TASK DESCRIPTION:
Write out the material exactly, with the pictures left out.

--- BEGIN GIVEN DATA ---

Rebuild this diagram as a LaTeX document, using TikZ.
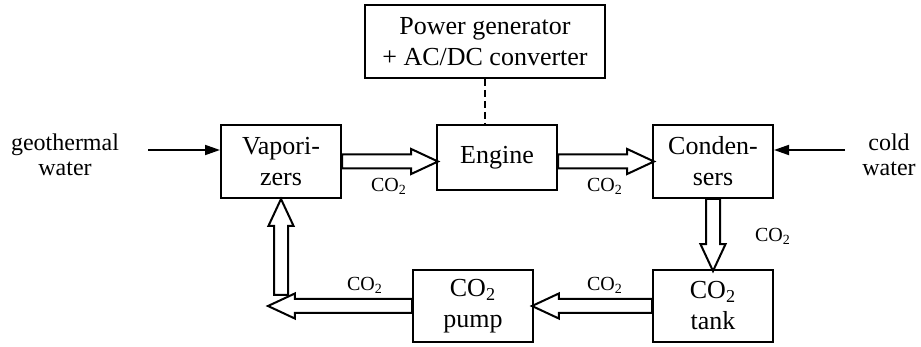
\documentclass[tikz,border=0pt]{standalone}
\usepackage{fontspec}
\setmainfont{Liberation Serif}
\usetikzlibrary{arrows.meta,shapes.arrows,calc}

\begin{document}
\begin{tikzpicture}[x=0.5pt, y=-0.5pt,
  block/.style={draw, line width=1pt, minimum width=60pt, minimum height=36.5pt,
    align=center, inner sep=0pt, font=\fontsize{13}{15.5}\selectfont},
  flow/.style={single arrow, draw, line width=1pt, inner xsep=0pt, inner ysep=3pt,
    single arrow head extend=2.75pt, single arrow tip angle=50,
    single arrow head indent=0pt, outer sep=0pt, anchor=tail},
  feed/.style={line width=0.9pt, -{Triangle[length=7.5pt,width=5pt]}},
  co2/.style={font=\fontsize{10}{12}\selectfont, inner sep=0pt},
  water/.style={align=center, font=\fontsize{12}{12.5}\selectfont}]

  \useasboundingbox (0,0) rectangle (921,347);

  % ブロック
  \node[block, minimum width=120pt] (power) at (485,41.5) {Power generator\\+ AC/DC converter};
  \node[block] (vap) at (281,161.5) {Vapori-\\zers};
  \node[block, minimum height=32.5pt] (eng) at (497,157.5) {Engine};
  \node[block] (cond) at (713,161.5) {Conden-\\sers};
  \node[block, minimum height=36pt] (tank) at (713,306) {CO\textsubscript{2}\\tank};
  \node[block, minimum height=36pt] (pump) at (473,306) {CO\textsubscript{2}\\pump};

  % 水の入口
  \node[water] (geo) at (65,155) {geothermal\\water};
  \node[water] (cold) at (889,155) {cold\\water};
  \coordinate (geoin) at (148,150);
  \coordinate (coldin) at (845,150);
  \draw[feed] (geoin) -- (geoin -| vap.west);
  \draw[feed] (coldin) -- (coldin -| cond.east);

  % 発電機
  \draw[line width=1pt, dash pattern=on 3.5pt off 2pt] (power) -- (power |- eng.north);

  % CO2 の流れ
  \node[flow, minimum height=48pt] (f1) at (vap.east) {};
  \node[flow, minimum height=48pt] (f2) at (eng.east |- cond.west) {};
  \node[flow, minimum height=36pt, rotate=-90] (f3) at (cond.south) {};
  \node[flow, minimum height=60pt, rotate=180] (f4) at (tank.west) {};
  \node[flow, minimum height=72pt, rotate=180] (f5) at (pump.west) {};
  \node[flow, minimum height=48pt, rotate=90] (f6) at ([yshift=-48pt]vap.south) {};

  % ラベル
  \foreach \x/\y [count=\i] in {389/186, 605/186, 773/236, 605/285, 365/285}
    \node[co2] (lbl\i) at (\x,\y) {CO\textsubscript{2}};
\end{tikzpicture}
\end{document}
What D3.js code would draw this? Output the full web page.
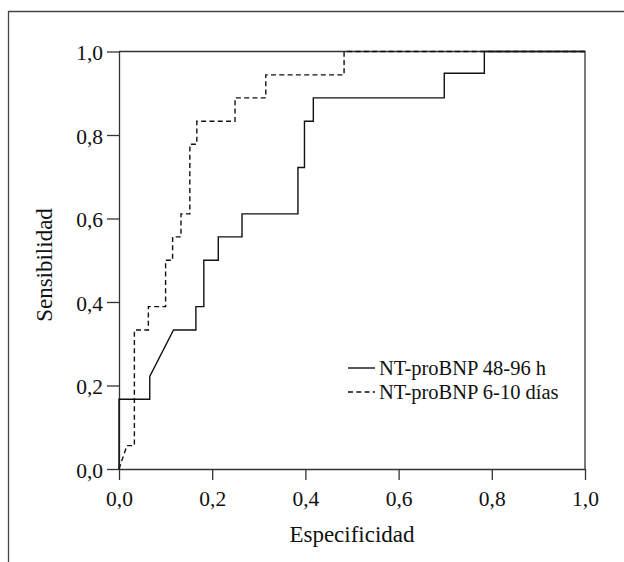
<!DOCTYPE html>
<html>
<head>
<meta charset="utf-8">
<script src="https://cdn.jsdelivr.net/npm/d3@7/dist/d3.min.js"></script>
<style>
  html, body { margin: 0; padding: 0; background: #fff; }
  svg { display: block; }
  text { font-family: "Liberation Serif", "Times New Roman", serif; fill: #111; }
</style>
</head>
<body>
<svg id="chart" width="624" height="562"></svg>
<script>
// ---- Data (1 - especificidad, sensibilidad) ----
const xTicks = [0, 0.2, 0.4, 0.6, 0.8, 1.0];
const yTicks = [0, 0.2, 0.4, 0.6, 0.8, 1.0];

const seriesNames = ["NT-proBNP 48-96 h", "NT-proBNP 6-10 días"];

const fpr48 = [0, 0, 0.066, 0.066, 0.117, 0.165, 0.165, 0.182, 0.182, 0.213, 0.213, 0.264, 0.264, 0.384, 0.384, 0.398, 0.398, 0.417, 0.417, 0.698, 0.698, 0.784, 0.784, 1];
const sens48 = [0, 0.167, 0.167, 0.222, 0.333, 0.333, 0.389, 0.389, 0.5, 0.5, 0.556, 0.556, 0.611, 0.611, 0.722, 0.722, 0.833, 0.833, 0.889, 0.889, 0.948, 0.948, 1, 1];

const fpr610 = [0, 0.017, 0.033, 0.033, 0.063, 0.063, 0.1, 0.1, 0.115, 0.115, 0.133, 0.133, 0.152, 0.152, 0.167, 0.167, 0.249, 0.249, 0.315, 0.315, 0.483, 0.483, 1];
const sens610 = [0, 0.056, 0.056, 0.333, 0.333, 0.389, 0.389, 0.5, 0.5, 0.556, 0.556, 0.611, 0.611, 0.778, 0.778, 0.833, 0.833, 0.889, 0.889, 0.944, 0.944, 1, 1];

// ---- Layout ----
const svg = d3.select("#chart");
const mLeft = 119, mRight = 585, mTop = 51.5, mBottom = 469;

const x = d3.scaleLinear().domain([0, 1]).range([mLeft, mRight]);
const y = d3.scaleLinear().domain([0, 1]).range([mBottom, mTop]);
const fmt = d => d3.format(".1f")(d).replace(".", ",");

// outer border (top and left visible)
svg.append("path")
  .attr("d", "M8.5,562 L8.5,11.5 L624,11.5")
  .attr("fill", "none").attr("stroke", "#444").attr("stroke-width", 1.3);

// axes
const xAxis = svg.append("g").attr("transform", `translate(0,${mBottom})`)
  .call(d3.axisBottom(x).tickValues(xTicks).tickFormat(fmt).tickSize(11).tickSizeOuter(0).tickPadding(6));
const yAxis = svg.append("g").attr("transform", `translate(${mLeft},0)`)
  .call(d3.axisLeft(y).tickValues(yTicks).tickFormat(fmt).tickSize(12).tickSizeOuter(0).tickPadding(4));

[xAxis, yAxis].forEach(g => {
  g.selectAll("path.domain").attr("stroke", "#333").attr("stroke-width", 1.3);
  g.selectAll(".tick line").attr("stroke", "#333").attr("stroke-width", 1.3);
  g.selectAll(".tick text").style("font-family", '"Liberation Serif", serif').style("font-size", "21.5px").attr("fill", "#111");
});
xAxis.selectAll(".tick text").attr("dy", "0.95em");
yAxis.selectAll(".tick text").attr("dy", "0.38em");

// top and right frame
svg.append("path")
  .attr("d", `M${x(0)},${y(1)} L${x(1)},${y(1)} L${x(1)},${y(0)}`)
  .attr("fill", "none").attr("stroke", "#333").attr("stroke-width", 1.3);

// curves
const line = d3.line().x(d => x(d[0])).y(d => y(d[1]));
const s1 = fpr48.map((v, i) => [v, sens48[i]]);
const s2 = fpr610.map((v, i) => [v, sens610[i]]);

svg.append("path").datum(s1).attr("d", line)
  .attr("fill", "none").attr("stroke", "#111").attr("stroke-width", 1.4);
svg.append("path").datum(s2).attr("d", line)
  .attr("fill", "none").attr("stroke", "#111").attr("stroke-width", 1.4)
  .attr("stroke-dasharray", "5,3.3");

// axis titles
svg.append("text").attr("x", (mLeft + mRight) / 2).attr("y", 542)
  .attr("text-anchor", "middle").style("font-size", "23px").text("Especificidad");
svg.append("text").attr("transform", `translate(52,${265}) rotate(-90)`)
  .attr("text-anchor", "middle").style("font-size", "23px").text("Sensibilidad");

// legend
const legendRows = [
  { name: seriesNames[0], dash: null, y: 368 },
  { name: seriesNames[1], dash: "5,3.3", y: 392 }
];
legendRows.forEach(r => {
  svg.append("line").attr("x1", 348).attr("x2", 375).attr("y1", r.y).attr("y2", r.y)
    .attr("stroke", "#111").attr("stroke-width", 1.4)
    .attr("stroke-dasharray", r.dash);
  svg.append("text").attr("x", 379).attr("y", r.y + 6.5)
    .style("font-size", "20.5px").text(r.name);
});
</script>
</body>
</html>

--- END GIVEN DATA ---

RESULT OF THIS EXERCISE:
Rebuild this diagram as a LaTeX document, using TikZ.
\documentclass[tikz,border=0pt]{standalone}
\usepackage{fontspec}
\setmainfont{Liberation Serif}
\usetikzlibrary{arrows.meta,shapes.arrows,calc}

\begin{document}
\begin{tikzpicture}[x=0.5pt, y=-0.5pt,
  block/.style={draw, line width=1pt, minimum width=60pt, minimum height=36.5pt,
    align=center, inner sep=0pt, font=\fontsize{13}{15.5}\selectfont},
  flow/.style={single arrow, draw, line width=1pt, inner xsep=0pt, inner ysep=3pt,
    single arrow head extend=2.75pt, single arrow tip angle=50,
    single arrow head indent=0pt, outer sep=0pt, anchor=tail},
  feed/.style={line width=0.9pt, -{Triangle[length=7.5pt,width=5pt]}},
  co2/.style={font=\fontsize{10}{12}\selectfont, inner sep=0pt},
  water/.style={align=center, font=\fontsize{12}{12.5}\selectfont}]

  \useasboundingbox (0,0) rectangle (921,347);

  % ブロック
  \node[block, minimum width=120pt] (power) at (485,41.5) {Power generator\\+ AC/DC converter};
  \node[block] (vap) at (281,161.5) {Vapori-\\zers};
  \node[block, minimum height=32.5pt] (eng) at (497,157.5) {Engine};
  \node[block] (cond) at (713,161.5) {Conden-\\sers};
  \node[block, minimum height=36pt] (tank) at (713,306) {CO\textsubscript{2}\\tank};
  \node[block, minimum height=36pt] (pump) at (473,306) {CO\textsubscript{2}\\pump};

  % 水の入口
  \node[water] (geo) at (65,155) {geothermal\\water};
  \node[water] (cold) at (889,155) {cold\\water};
  \coordinate (geoin) at (148,150);
  \coordinate (coldin) at (845,150);
  \draw[feed] (geoin) -- (geoin -| vap.west);
  \draw[feed] (coldin) -- (coldin -| cond.east);

  % 発電機
  \draw[line width=1pt, dash pattern=on 3.5pt off 2pt] (power) -- (power |- eng.north);

  % CO2 の流れ
  \node[flow, minimum height=48pt] (f1) at (vap.east) {};
  \node[flow, minimum height=48pt] (f2) at (eng.east |- cond.west) {};
  \node[flow, minimum height=36pt, rotate=-90] (f3) at (cond.south) {};
  \node[flow, minimum height=60pt, rotate=180] (f4) at (tank.west) {};
  \node[flow, minimum height=72pt, rotate=180] (f5) at (pump.west) {};
  \node[flow, minimum height=48pt, rotate=90] (f6) at ([yshift=-48pt]vap.south) {};

  % ラベル
  \foreach \x/\y [count=\i] in {389/186, 605/186, 773/236, 605/285, 365/285}
    \node[co2] (lbl\i) at (\x,\y) {CO\textsubscript{2}};
\end{tikzpicture}
\end{document}
What D3.js code would draw this? Output the full web page.
<!DOCTYPE html>
<html>
<head>
<meta charset="utf-8">
<script src="https://cdn.jsdelivr.net/npm/d3@7/dist/d3.min.js"></script>
<style>
  html, body { margin: 0; padding: 0; background: #fff; }
  svg { display: block; }
  text { font-family: "Liberation Serif", "Times New Roman", serif; fill: #111; }
</style>
</head>
<body>
<svg id="chart" width="624" height="562"></svg>
<script>
// ---- Data (1 - especificidad, sensibilidad) ----
const xTicks = [0, 0.2, 0.4, 0.6, 0.8, 1.0];
const yTicks = [0, 0.2, 0.4, 0.6, 0.8, 1.0];

const seriesNames = ["NT-proBNP 48-96 h", "NT-proBNP 6-10 días"];

const fpr48 = [0, 0, 0.066, 0.066, 0.117, 0.165, 0.165, 0.182, 0.182, 0.213, 0.213, 0.264, 0.264, 0.384, 0.384, 0.398, 0.398, 0.417, 0.417, 0.698, 0.698, 0.784, 0.784, 1];
const sens48 = [0, 0.167, 0.167, 0.222, 0.333, 0.333, 0.389, 0.389, 0.5, 0.5, 0.556, 0.556, 0.611, 0.611, 0.722, 0.722, 0.833, 0.833, 0.889, 0.889, 0.948, 0.948, 1, 1];

const fpr610 = [0, 0.017, 0.033, 0.033, 0.063, 0.063, 0.1, 0.1, 0.115, 0.115, 0.133, 0.133, 0.152, 0.152, 0.167, 0.167, 0.249, 0.249, 0.315, 0.315, 0.483, 0.483, 1];
const sens610 = [0, 0.056, 0.056, 0.333, 0.333, 0.389, 0.389, 0.5, 0.5, 0.556, 0.556, 0.611, 0.611, 0.778, 0.778, 0.833, 0.833, 0.889, 0.889, 0.944, 0.944, 1, 1];

// ---- Layout ----
const svg = d3.select("#chart");
const mLeft = 119, mRight = 585, mTop = 51.5, mBottom = 469;

const x = d3.scaleLinear().domain([0, 1]).range([mLeft, mRight]);
const y = d3.scaleLinear().domain([0, 1]).range([mBottom, mTop]);
const fmt = d => d3.format(".1f")(d).replace(".", ",");

// outer border (top and left visible)
svg.append("path")
  .attr("d", "M8.5,562 L8.5,11.5 L624,11.5")
  .attr("fill", "none").attr("stroke", "#444").attr("stroke-width", 1.3);

// axes
const xAxis = svg.append("g").attr("transform", `translate(0,${mBottom})`)
  .call(d3.axisBottom(x).tickValues(xTicks).tickFormat(fmt).tickSize(11).tickSizeOuter(0).tickPadding(6));
const yAxis = svg.append("g").attr("transform", `translate(${mLeft},0)`)
  .call(d3.axisLeft(y).tickValues(yTicks).tickFormat(fmt).tickSize(12).tickSizeOuter(0).tickPadding(4));

[xAxis, yAxis].forEach(g => {
  g.selectAll("path.domain").attr("stroke", "#333").attr("stroke-width", 1.3);
  g.selectAll(".tick line").attr("stroke", "#333").attr("stroke-width", 1.3);
  g.selectAll(".tick text").style("font-family", '"Liberation Serif", serif').style("font-size", "21.5px").attr("fill", "#111");
});
xAxis.selectAll(".tick text").attr("dy", "0.95em");
yAxis.selectAll(".tick text").attr("dy", "0.38em");

// top and right frame
svg.append("path")
  .attr("d", `M${x(0)},${y(1)} L${x(1)},${y(1)} L${x(1)},${y(0)}`)
  .attr("fill", "none").attr("stroke", "#333").attr("stroke-width", 1.3);

// curves
const line = d3.line().x(d => x(d[0])).y(d => y(d[1]));
const s1 = fpr48.map((v, i) => [v, sens48[i]]);
const s2 = fpr610.map((v, i) => [v, sens610[i]]);

svg.append("path").datum(s1).attr("d", line)
  .attr("fill", "none").attr("stroke", "#111").attr("stroke-width", 1.4);
svg.append("path").datum(s2).attr("d", line)
  .attr("fill", "none").attr("stroke", "#111").attr("stroke-width", 1.4)
  .attr("stroke-dasharray", "5,3.3");

// axis titles
svg.append("text").attr("x", (mLeft + mRight) / 2).attr("y", 542)
  .attr("text-anchor", "middle").style("font-size", "23px").text("Especificidad");
svg.append("text").attr("transform", `translate(52,${265}) rotate(-90)`)
  .attr("text-anchor", "middle").style("font-size", "23px").text("Sensibilidad");

// legend
const legendRows = [
  { name: seriesNames[0], dash: null, y: 368 },
  { name: seriesNames[1], dash: "5,3.3", y: 392 }
];
legendRows.forEach(r => {
  svg.append("line").attr("x1", 348).attr("x2", 375).attr("y1", r.y).attr("y2", r.y)
    .attr("stroke", "#111").attr("stroke-width", 1.4)
    .attr("stroke-dasharray", r.dash);
  svg.append("text").attr("x", 379).attr("y", r.y + 6.5)
    .style("font-size", "20.5px").text(r.name);
});
</script>
</body>
</html>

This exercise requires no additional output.